A three-year contract in the $750,000 range made Allen one of the game's highest-paid players entering the 1973 season. In a June game that season with the Angels, Allen suffered a fractured fibula, courtesy of a first-base collision with Mike Epstein on a throw made by Melton that he still remembers to this day. Allen's injury limited him to 72 games in '73 and stopped short any playoff momentum built the year before by the team. In '74, when the White Sox fell out of the race, Allen told Hemond that he wanted to retire. He was eventually traded to the Braves, to where he never reported, but instead finished his career with two seasons back in Philadelphia and one in Oakland.
Here was a man who was an expert horseman, had the ability to play in the NBA (according to one scout's analysis provided to Hemond) and was an accomplished recording artist as part of Dick Allen and the Ebonistics. He also was a master craftsman on the field, finishing with a .292 average, 351 homers and 1,119 RBIs.
When Rich "Goose" Gossage was inducted into the Hall of Fame in 2008, Tanner and Allen made the drive to Cooperstown to see their former teammate. It was Allen who provided advice to a young Gossage against the AL's bigger hitters when they were both with the White Sox.

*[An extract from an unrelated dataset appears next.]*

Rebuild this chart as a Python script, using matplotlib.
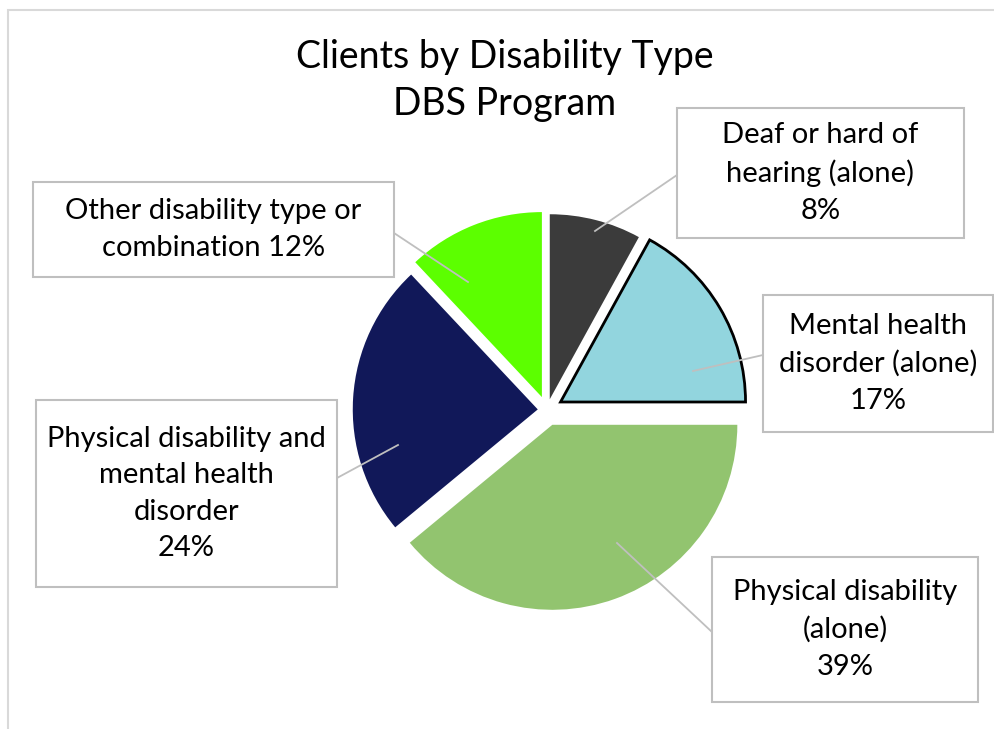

Other Hall of Famers such as Carlton Fisk, Gaylord Perry and Reggie Jackson made their way over to interact with Allen, according to Hemond. He held the ultimate respect from his peers and his teammates, especially in Chicago, where his MVP effort quite possibly helped save a franchise.
"The best player I ever played with was Dick Allen," Melton said. "There was nothing he couldn't do."
"He had a phenomenal season and really helped attendance," said Hemond of Allen's '72 season. "He rejuvenated interest on the South Side."